STEWART: He came from Chicago politics. “Politics ain't beanbag,” as they say in Chicago. You play with your elbows up and you're pretty tough and ruthless when you have to be. Senator Obama felt that's what was necessary at the time; that's what he did. You know, does it fit in with the rhetoric now? Perhaps not.
GRIFFIN: But Askia wasn't the incumbent. When we come back, how Barack Obama also wiped out the rest of the competition.
[end video clip]
[...]
LEMON: All right. Call it politics as usual or the Chicago way. But in part two of CNN's special investigation, Drew Griffin uncovers how Barack Obama's campaign team took down the incumbent in his first race for a state Senate, a seat in Illinois. It is not pretty.
[begin video clip]
GRIFFIN: Barack Obama was a relative unknown in 1996 when he first ran for office. To win, he had to get around the five-year incumbent, Alice Palmer. After losing a bid for Congress, Alice Palmer decided to try to keep her Senate seat. She would have been tough competition for a newcomer, but Obama planned to beat her before she ever got on the ballot.
Will Burns was one of the volunteers assigned to challenge Alice Palmer's signatures.
BURNS: One of the first things you do whenever you're in the middle of a primary race -- or any race, especially in primaries in Chicago -- you look at the signatures. 'Cause if you don't have the signatures to get on the ballot, you save yourself a lot of time and effort from having to raise money and have a full-blown campaign effort against.
GRIFFIN: And you guys successfully kept her from running. You also did your job on everybody else on that ballot.
BURNS: There are rules. I mean, if you don't have --
GRIFFIN: But I know there are rules.
BURNS: Right.
GRIFFIN: But let me be real cynical. The guy that registered 150,000 voters, the all-inclusive candidate, let everybody have their vote -- make sure he's the only guy on the ballot in 1996.
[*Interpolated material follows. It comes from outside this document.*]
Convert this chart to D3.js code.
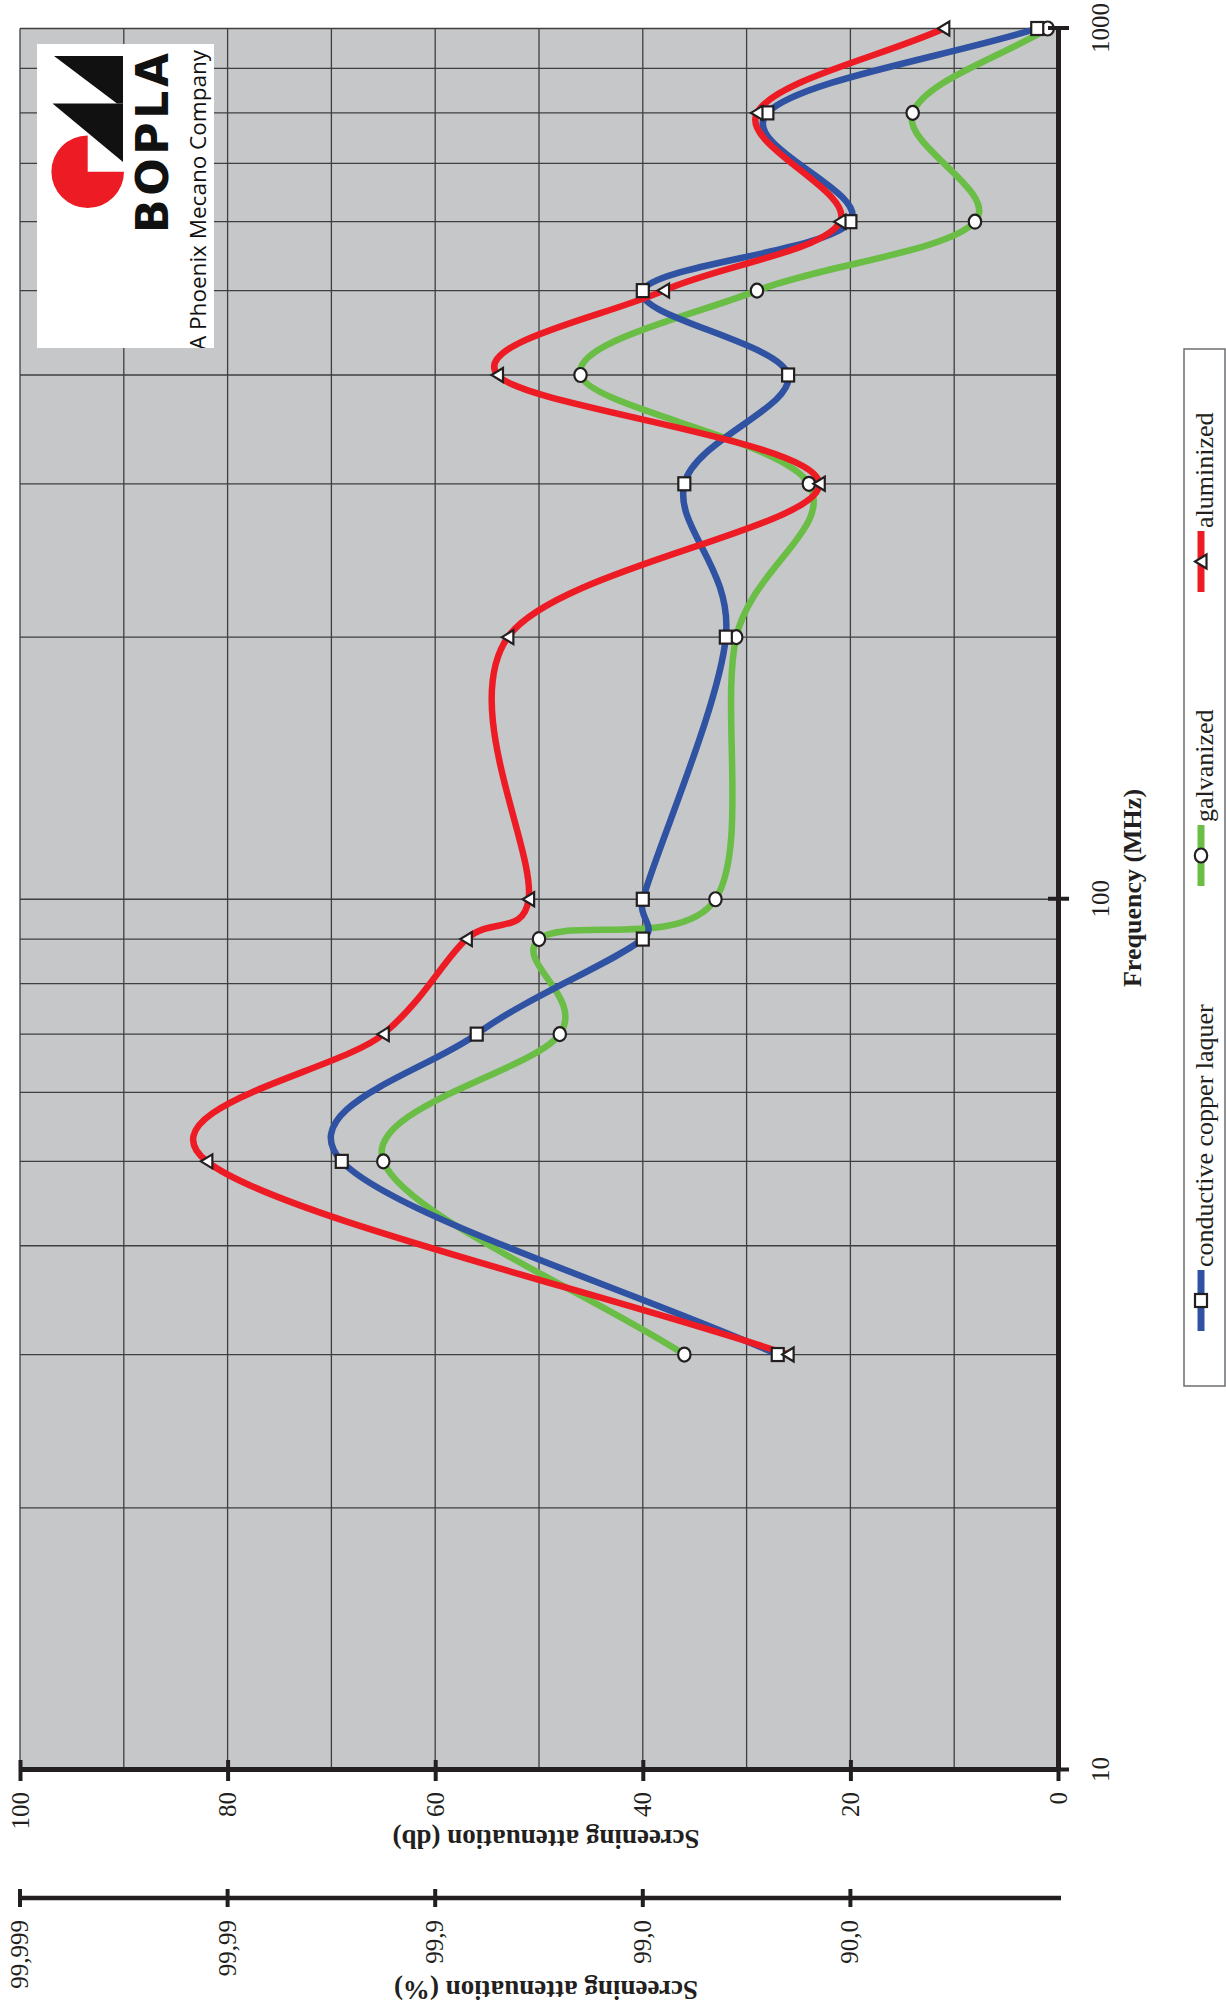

BURNS: The rules are there for a reason.
GRIFFIN: We have had multiple conversations with the Obama campaign about this story. In one of them, the campaign called this a rehash. In another, a hit job. We were denied an interview with the campaign and instead, the campaign directed us to a quote the senator gave the Chicago Tribune last year.
“To my mind, we were just abiding by the rules that had been set up,” Obama told the Tribune. “My conclusion was that if you couldn't run a successful petition drive, then that raised questions in terms of how effective a representative you were going to be.”
But in that same Tribune article, Obama had this appraisal of that incumbent, Alice Palmer: “I thought she was a good public servant.”
Alice Palmer, who is now campaigning for Hillary Clinton, told CNN she doesn't want to talk about her elimination from the ballot by Obama.
BURNS: I don't think he enjoyed it. It was not something that he particularly relished. It was not something that I thought he was happy about doing.
GRIFFIN: But the Tribune's John Kass says Obama did it anyway. And in 1996, Alice Palmer, who, along with her husband, Buzz -- two legendary South Side activists -- learned you didn't have to be a Chicago native to play like one.
KASS: Here comes Barack Obama out of Harvard, using political tactics of the machine to get rid of the Palmers and then calling himself progressive. And I guess -- listen, if you want to believe that, believe that, you know?
Just remember this: Richard M. Daley is the boss of Chicago machine. His spokesman was David Axelrod. Their candidate is Barack Obama. Who speaks for Barack Obama? David Axelrod. There's no such thing as coincidences. Chicago politics doesn't have coincidences. And it wasn't a coincidence to get rid of Alice Palmer that way.
GRIFFIN: Alice Palmer never ran for public office again. Drew Griffin, CNN, Chicago.